Greek authorities meanwhile are racing to build more camps to shield the escalating number of stranded people from winter.
A top European Union official prepared to visit the region on Tuesday to try and ease the crisis that produced more scenes of chaos: Syrian and Iraqi refugees and others forced their way through part of a Macedonian border fence, some clutching infants or struggling to free duffel bags caught in the razor-wire. They were met by Macedonian riot police.
Volunteer doctors said at least 22 migrants, including 12 children, were treated for breathing difficulties and cuts.
Authorities in Macedonia said a policeman was injured and that dozens of special forces officers were flown in by helicopter to help quell a refugee protest.
“Tragically, there seems to be more willingness among European countries to co-ordinate blocking borders than to provide refugees and asylum-seekers with protection and basic services,” said Giorgos Kosmopoulos, head of Amnesty International in Greece.
About 7000 migrants, mostly from Syria, Iraq and Afghanistan, are crammed into a tiny camp at the Greek border village of Idomeni, and hundreds more are arriving daily.
The Greek army completed more temporary shelters in northern Greece over the weekend, and at the government’s request, local authorities in central Greece opened indoor stadiums, conference centres, and hotels that have gone out of business to house migrants, while the education ministry called on schoolchildren to join the effort with donation drives.
“Of course Greece over the next one or two months will do what it can to help these people. But it must be made clear that the burden of this crisis must be distributed in Europe,” Greek Prime Minister Alexis Tsipras said in an interview with private Star television.
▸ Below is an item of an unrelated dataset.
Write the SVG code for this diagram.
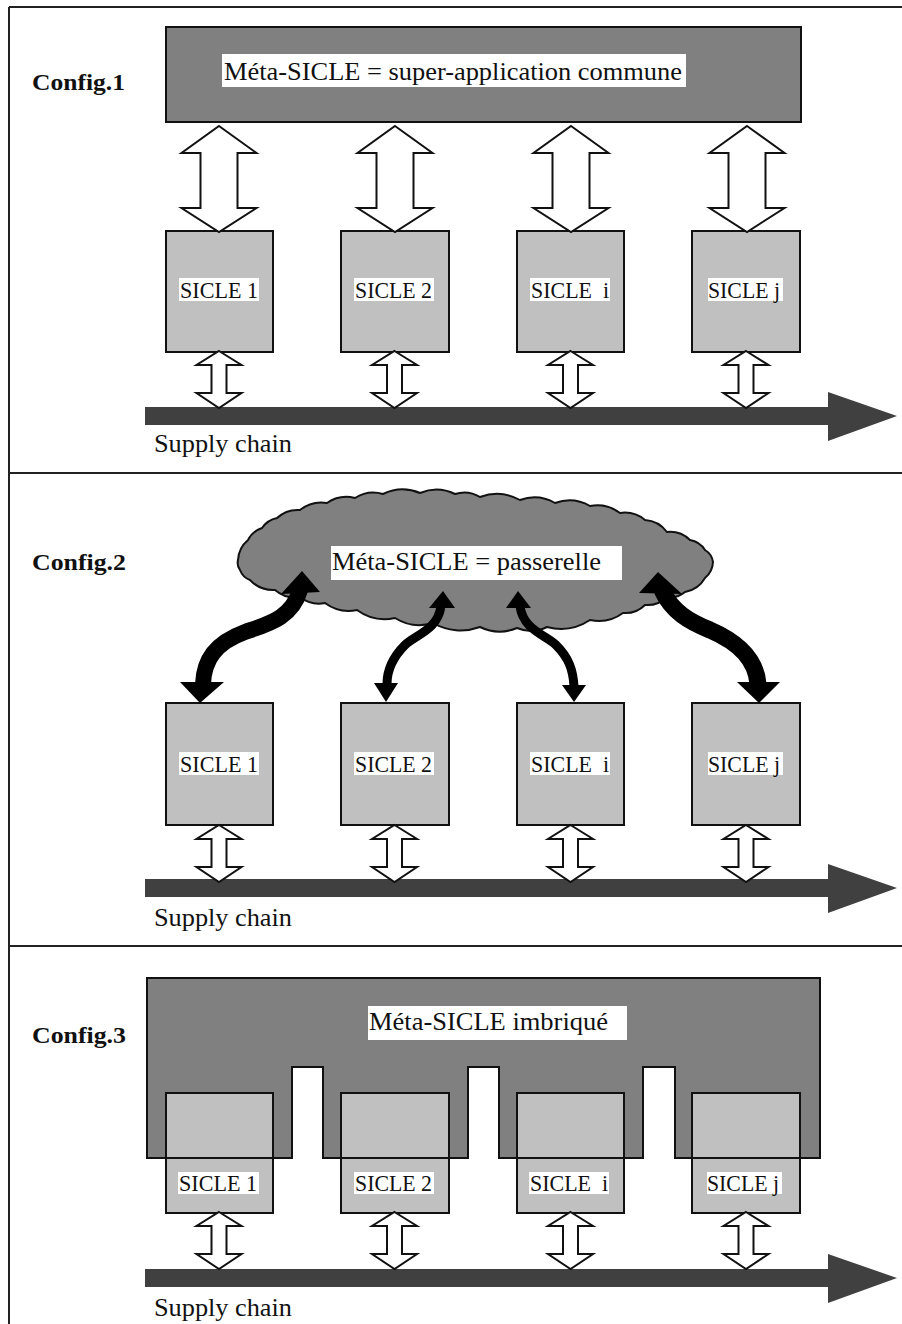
<svg xmlns="http://www.w3.org/2000/svg" xmlns:xlink="http://www.w3.org/1999/xlink" width="902" height="1324" viewBox="0 0 902 1324" font-family="'Liberation Serif', 'DejaVu Serif', 'Times New Roman', serif">
<style>
.frame{stroke:#222;stroke-width:2;fill:none}
.meta{fill:#808080;stroke:#111;stroke-width:2}
.box{fill:#c0c0c0;stroke:#111;stroke-width:2}
.lblbg{fill:#fff}
.t{font-family:'Liberation Serif','DejaVu Serif','Times New Roman',serif;fill:#111}
.cfg{font-weight:bold;font-size:24px}
.mt{font-size:26px}
.st{font-size:24px;white-space:pre}
.sc{font-size:25px}
.dbl{fill:#fff;stroke:#111;stroke-width:2;stroke-linejoin:miter}
.chain{fill:#404040}
.curve{fill:none;stroke:#000}
.head{fill:#000}
</style>
<defs>
<polygon id="bigArrow" class="dbl" points="0,0 37.5,27 18.5,27 18.5,82 37.5,82 0,106 -37.5,82 -18.5,82 -18.5,27 -37.5,27"/>
<polygon id="smallArrow" class="dbl" points="0,0 22.5,14 7.5,14 7.5,42 22.5,42 0,57 -22.5,42 -7.5,42 -7.5,14 -22.5,14"/>
<polygon id="chainArrow" class="chain" points="0,-9 683,-9 683,-24 752,0 683,25 683,9 0,9"/>
</defs>
<rect width="902" height="1324" fill="#fff"/>
<g id="frame">
<line class="frame" x1="9" y1="7" x2="902" y2="7"/>
<line class="frame" x1="9" y1="7" x2="9" y2="1324"/>
<line class="frame" x1="9" y1="473" x2="902" y2="473"/>
<line class="frame" x1="9" y1="946" x2="902" y2="946"/>
</g>

<!-- Config 1 -->
<g id="config1-label"><text class="t cfg" x="32" y="90" textLength="93" lengthAdjust="spacingAndGlyphs">Config.1</text></g>
<g id="meta1">
<rect class="meta" x="166" y="27" width="635" height="95"/>
<rect class="lblbg" x="222" y="54" width="464" height="33"/>
<text class="t mt" x="224" y="80" textLength="458" lengthAdjust="spacingAndGlyphs">Méta-SICLE = super-application commune</text>
</g>
<g id="c1-sicle1"><rect class="box" x="166" y="231" width="107" height="121"/><rect class="lblbg" x="179" y="278" width="80" height="23"/><text class="t st" x="180" y="298" textLength="78" lengthAdjust="spacingAndGlyphs">SICLE 1</text></g>
<g id="c1-sicle2"><rect class="box" x="341" y="231" width="108" height="121"/><rect class="lblbg" x="354" y="278" width="80" height="23"/><text class="t st" x="355" y="298" textLength="77" lengthAdjust="spacingAndGlyphs">SICLE 2</text></g>
<g id="c1-siclei"><rect class="box" x="517" y="231" width="107" height="121"/><rect class="lblbg" x="530" y="278" width="80" height="23"/><text class="t st" x="531" y="298" textLength="78" lengthAdjust="spacingAndGlyphs">SICLE  i</text></g>
<g id="c1-siclej"><rect class="box" x="692" y="231" width="108" height="121"/><rect class="lblbg" x="708" y="278" width="75" height="23"/><text class="t st" x="708" y="298" textLength="72" lengthAdjust="spacingAndGlyphs">SICLE j</text></g>
<g id="c1-chain"><use xlink:href="#chainArrow" x="145" y="416"/><text class="t sc" x="154" y="452" textLength="138" lengthAdjust="spacingAndGlyphs">Supply chain</text></g>
<g id="c1-connectors">
<use xlink:href="#bigArrow" x="219" y="126"/>
<use xlink:href="#bigArrow" x="395" y="126"/>
<use xlink:href="#bigArrow" x="571" y="126"/>
<use xlink:href="#bigArrow" x="747" y="126"/>
<use xlink:href="#smallArrow" x="219" y="351"/>
<use xlink:href="#smallArrow" x="394.5" y="351"/>
<use xlink:href="#smallArrow" x="570.5" y="351"/>
<use xlink:href="#smallArrow" x="746" y="351"/>
</g>

<!-- Config 2 -->
<g id="config2-label"><text class="t cfg" x="32" y="570" textLength="94" lengthAdjust="spacingAndGlyphs">Config.2</text></g>
<g id="meta2">
<path class="meta" d="M238 560 A28 28 0 0 1 248 540 A24 24 0 0 1 262 528 A24 24 0 0 1 277 518 A30 30 0 0 1 300 510 A34 34 0 0 1 327 503 A34 34 0 0 1 355 498 A34 34 0 0 1 383 494 A45 45 0 0 1 420 493 A42 42 0 0 1 455 494 A30 30 0 0 1 480 497 A48 48 0 0 1 520 500 A42 42 0 0 1 555 503 A42 42 0 0 1 590 506 A38 38 0 0 1 620 513 A32 32 0 0 1 645 520 A30 30 0 0 1 667 532 A29 29 0 0 1 690 540 A22 22 0 0 1 705 550 A17 17 0 0 1 713 562 A22 22 0 0 1 705 578 A29 29 0 0 1 685 592 A23 23 0 0 1 667 597 A28 28 0 0 1 645 605 A28 28 0 0 1 623 613 A41 41 0 0 1 590 620 A53 53 0 0 1 547 627 A36 36 0 0 1 517 628 A45 45 0 0 1 480 627 A56 56 0 0 1 433 623 A46 46 0 0 1 395 618 A47 47 0 0 1 357 610 A40 40 0 0 1 325 603 A31 31 0 0 1 300 597 A31 31 0 0 1 275 590 A32 32 0 0 1 250 580 A17 17 0 0 1 240 570 A12 12 0 0 1 238 560 Z"/>
<rect class="lblbg" x="331" y="546" width="291" height="34"/>
<text class="t mt" x="332" y="570" textLength="269" lengthAdjust="spacingAndGlyphs">Méta-SICLE = passerelle</text>
</g>
<g id="c2-sicle1"><rect class="box" x="166" y="703" width="107" height="122"/><rect class="lblbg" x="179" y="752" width="80" height="23"/><text class="t st" x="180" y="772" textLength="78" lengthAdjust="spacingAndGlyphs">SICLE 1</text></g>
<g id="c2-sicle2"><rect class="box" x="341" y="703" width="108" height="122"/><rect class="lblbg" x="354" y="752" width="80" height="23"/><text class="t st" x="355" y="772" textLength="77" lengthAdjust="spacingAndGlyphs">SICLE 2</text></g>
<g id="c2-siclei"><rect class="box" x="517" y="703" width="107" height="122"/><rect class="lblbg" x="530" y="752" width="80" height="23"/><text class="t st" x="531" y="772" textLength="78" lengthAdjust="spacingAndGlyphs">SICLE  i</text></g>
<g id="c2-siclej"><rect class="box" x="692" y="703" width="108" height="122"/><rect class="lblbg" x="708" y="752" width="75" height="23"/><text class="t st" x="708" y="772" textLength="72" lengthAdjust="spacingAndGlyphs">SICLE j</text></g>
<g id="c2-chain"><use xlink:href="#chainArrow" x="145" y="888"/><text class="t sc" x="154" y="926" textLength="138" lengthAdjust="spacingAndGlyphs">Supply chain</text></g>
<g id="c2-connectors">
<path class="curve" stroke-width="16" d="M300 590 C292 618 268 624 245 632 C215 643 204 660 203 684"/>
<polygon class="head" points="302,571 320,592 281,594"/>
<polygon class="head" points="200,703 180,682 224,682"/>
<path class="curve" stroke-width="9" d="M441 606 C438 630 415 635 405 645 C392 658 387 670 387 684"/>
<polygon class="head" points="443,591 455,608 429,608"/>
<polygon class="head" points="386,702 374,683 398,683"/>
<path class="curve" stroke-width="9" d="M520 606 C523 630 546 635 556 645 C569 658 573 670 574 686"/>
<polygon class="head" points="518,591 531,608 506,608"/>
<polygon class="head" points="574,702 562,685 586,685"/>
<path class="curve" stroke-width="17" d="M662 590 C672 612 690 622 710 630 C740 643 756 660 758 684"/>
<polygon class="head" points="658,572 682,594 639,593"/>
<polygon class="head" points="759,703 737,682 780,682"/>
<use xlink:href="#smallArrow" x="219" y="825"/>
<use xlink:href="#smallArrow" x="394.5" y="825"/>
<use xlink:href="#smallArrow" x="570.5" y="825"/>
<use xlink:href="#smallArrow" x="746" y="825"/>
</g>

<!-- Config 3 -->
<g id="config3-label"><text class="t cfg" x="32" y="1043" textLength="94" lengthAdjust="spacingAndGlyphs">Config.3</text></g>
<g id="meta3">
<path d="M147 978 H820 V1158 H675 V1067 H643 V1158 H499 V1067 H468 V1158 H323 V1067 H292 V1158 H147 Z" fill="#808080"/>
<rect class="lblbg" x="368" y="1006" width="259" height="34"/>
<text class="t mt" x="369" y="1030" textLength="239" lengthAdjust="spacingAndGlyphs">Méta-SICLE imbriqué</text>
</g>
<g id="c3-sicle1"><rect class="box" x="166" y="1093" width="107" height="120"/><rect class="lblbg" x="178" y="1172" width="81" height="22"/><text class="t st" x="179" y="1191" textLength="78" lengthAdjust="spacingAndGlyphs">SICLE 1</text></g>
<g id="c3-sicle2"><rect class="box" x="341" y="1093" width="108" height="120"/><rect class="lblbg" x="354" y="1172" width="80" height="22"/><text class="t st" x="355" y="1191" textLength="77" lengthAdjust="spacingAndGlyphs">SICLE 2</text></g>
<g id="c3-siclei"><rect class="box" x="517" y="1093" width="107" height="120"/><rect class="lblbg" x="529" y="1172" width="80" height="22"/><text class="t st" x="530" y="1191" textLength="78" lengthAdjust="spacingAndGlyphs">SICLE  i</text></g>
<g id="c3-siclej"><rect class="box" x="692" y="1093" width="108" height="120"/><rect class="lblbg" x="707" y="1172" width="75" height="22"/><text class="t st" x="707" y="1191" textLength="72" lengthAdjust="spacingAndGlyphs">SICLE j</text></g>
<g id="meta3-outline"><path d="M147 978 H820 V1158 H675 V1067 H643 V1158 H499 V1067 H468 V1158 H323 V1067 H292 V1158 H147 Z" fill="none" stroke="#111" stroke-width="2"/></g>
<g id="c3-chain"><use xlink:href="#chainArrow" x="145" y="1278"/><text class="t sc" x="154" y="1316" textLength="138" lengthAdjust="spacingAndGlyphs">Supply chain</text></g>
<g id="c3-connectors">
<use xlink:href="#smallArrow" x="219" y="1212"/>
<use xlink:href="#smallArrow" x="394.5" y="1212"/>
<use xlink:href="#smallArrow" x="570.5" y="1212"/>
<use xlink:href="#smallArrow" x="746" y="1212"/>
</g>
</svg>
The border bottleneck began 10 days ago, when Austria and four ex-Yugoslav countries on the Balkan migrant route north into Western Europe cut border access for migrants to a trickle.
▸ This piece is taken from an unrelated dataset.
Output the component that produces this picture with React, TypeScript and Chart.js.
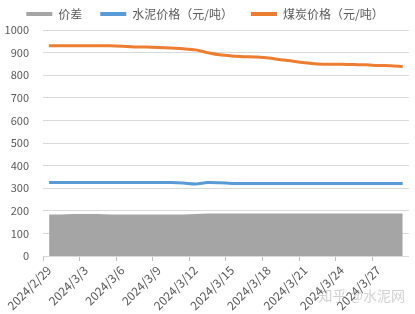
import React, { useEffect, useRef } from "react";
import { Chart, registerables } from "chart.js";

Chart.register(...registerables);

const categories: string[] = [
  "2024/2/29", "2024/3/1", "2024/3/2", "2024/3/3", "2024/3/4", "2024/3/5",
  "2024/3/6", "2024/3/7", "2024/3/8", "2024/3/9", "2024/3/10", "2024/3/11",
  "2024/3/12", "2024/3/13", "2024/3/14", "2024/3/15", "2024/3/16", "2024/3/17",
  "2024/3/18", "2024/3/19", "2024/3/20", "2024/3/21", "2024/3/22", "2024/3/23",
  "2024/3/24", "2024/3/25", "2024/3/26", "2024/3/27", "2024/3/28", "2024/3/29",
];

const spread: number[] = [
  184, 184, 186, 186, 186, 184, 184, 184, 184, 184, 184, 184,
  186, 188, 188, 188, 188, 188, 188, 188, 188, 188, 188, 188,
  188, 188, 188, 188, 188, 188,
];

const cementPrice: number[] = [
  325, 325, 325, 325, 325, 325, 325, 325, 325, 325, 325, 323,
  319, 325, 324, 321, 321, 321, 321, 321, 321, 321, 321, 321,
  321, 321, 321, 321, 321, 321,
];

const coalPrice: number[] = [
  930, 930, 930, 930, 930, 930, 928, 925, 925, 923, 920, 917,
  912, 900, 890, 885, 882, 880, 876, 868, 862, 855, 850, 848,
  848, 847, 846, 843, 842, 838,
];

const seriesNames: string[] = ["价差", "水泥价格（元/吨）", "煤炭价格（元/吨）"];
const yTicks: number[] = [0, 100, 200, 300, 400, 500, 600, 700, 800, 900, 1000];
const watermark = "知乎 @水泥网";

const FONT = "'Noto Sans CJK SC', 'Noto Sans', sans-serif";
const TEXT = "#595959";
const COLORS = ["#A5A5A5", "#5B9BD5", "#ED7D31"];

export default function App() {
  const ref = useRef<HTMLCanvasElement | null>(null);

  useEffect(() => {
    document.body.style.margin = "0";
    const canvas = ref.current;
    if (!canvas) return;

    const fixLegend = {
      id: "fixLegend",
      afterInit(chart: any) {
        if (chart.legend) {
          chart.legend.afterFit = function () {
            this.height = 48;
          };
        }
      },
    };

    const wm = {
      id: "watermark",
      afterDraw(chart: any) {
        const ctx = chart.ctx;
        ctx.save();
        ctx.font = `14px ${FONT}`;
        ctx.fillStyle = "rgba(140,140,140,0.4)";
        ctx.textAlign = "right";
        ctx.textBaseline = "middle";
        ctx.fillText(watermark, chart.width - 10, chart.height - 18);
        ctx.restore();
      },
    };

    const chart = new Chart(canvas, {
      type: "line",
      data: {
        labels: categories,
        datasets: [
          {
            label: seriesNames[0],
            data: spread,
            fill: "origin",
            backgroundColor: COLORS[0],
            borderColor: COLORS[0],
            borderWidth: 0,
            pointRadius: 0,
            tension: 0,
            order: 10,
          },
          {
            label: seriesNames[1],
            data: cementPrice,
            fill: false,
            borderColor: COLORS[1],
            backgroundColor: COLORS[1],
            borderWidth: 3,
            pointRadius: 0,
            tension: 0.3,
            order: 2,
          },
          {
            label: seriesNames[2],
            data: coalPrice,
            fill: false,
            borderColor: COLORS[2],
            backgroundColor: COLORS[2],
            borderWidth: 3,
            pointRadius: 0,
            tension: 0.3,
            order: 1,
          },
        ],
      },
      options: {
        animation: false,
        responsive: true,
        maintainAspectRatio: false,
        layout: { padding: { left: 0, right: 5, top: -10, bottom: 0 } },
        plugins: {
          tooltip: { enabled: false },
          legend: {
            position: "top",
            labels: {
              boxWidth: 26,
              boxHeight: 4,
              padding: 18,
              color: TEXT,
              font: { size: 12, family: FONT },
              generateLabels: (c: any) =>
                c.data.datasets.map((ds: any, i: number) => ({
                  text: ds.label,
                  fillStyle: COLORS[i],
                  strokeStyle: COLORS[i],
                  lineWidth: 0,
                  hidden: false,
                  datasetIndex: i,
                  fontColor: TEXT,
                })),
            },
          },
        },
        scales: {
          x: {
            type: "category",
            offset: true,
            afterFit: (s: any) => {
              s.height = 58;
            },
            grid: {
              display: true,
              offset: true,
              drawOnChartArea: false,
              drawTicks: true,
              tickLength: 5,
              tickColor: (ctx: any) => (ctx.index % 3 === 0 ? "#BFBFBF" : "rgba(0,0,0,0)"),
            },
            border: { display: true, color: "#D9D9D9" },
            ticks: {
              autoSkip: false,
              maxRotation: 45,
              minRotation: 45,
              color: TEXT,
              font: { size: 12, family: FONT },
              padding: 2,
              callback: (_v: any, i: number) => (i % 3 === 0 ? categories[i] : ""),
            },
          },
          y: {
            min: yTicks[0],
            max: yTicks[yTicks.length - 1],
            afterFit: (s: any) => {
              s.width = 43;
            },
            afterBuildTicks: (s: any) => {
              s.ticks = yTicks.map((v) => ({ value: v }));
            },
            grid: { color: "#D9D9D9", drawTicks: false },
            border: { display: false },
            ticks: {
              color: TEXT,
              font: { size: 11, family: FONT },
              padding: 14,
              callback: (v: any) => String(v),
            },
          },
        },
      },
      plugins: [fixLegend, wm],
    });

    return () => chart.destroy();
  }, []);

  return (
    <div style={{ width: 415, height: 314, position: "relative" }}>
      <canvas ref={ref} />
    </div>
  );
}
European Council President Donald Tusk begins a tour of those countries on Tuesday, starting in Vienna, which has been strongly criticised by other EU nations for its caps on asylum-seekers, and ending on Thursday in Athens.
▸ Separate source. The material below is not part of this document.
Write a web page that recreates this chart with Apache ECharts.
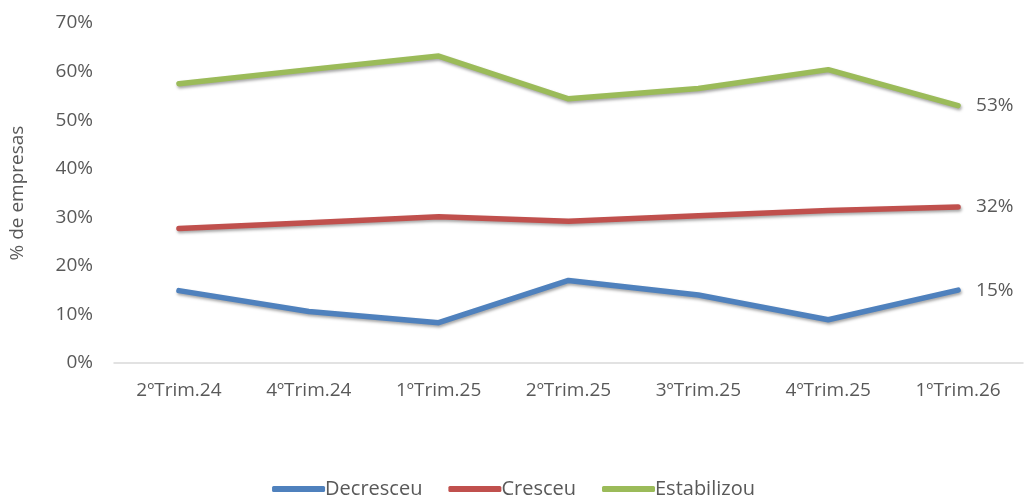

Tusk is aiming to prepare for a meeting of leaders from the EU and Turkey on March 7, where the key topic will be trying to halt the flow of migrants from Turkey to Greece.
The number of migrants stranded in Greece topped 25,000 on Sunday, according to government estimates. Thousands have been sleeping outside in parks and fields and even along highways, as refugee shelters quickly overflowed.
So far, border closures have not stopped migrants from coming.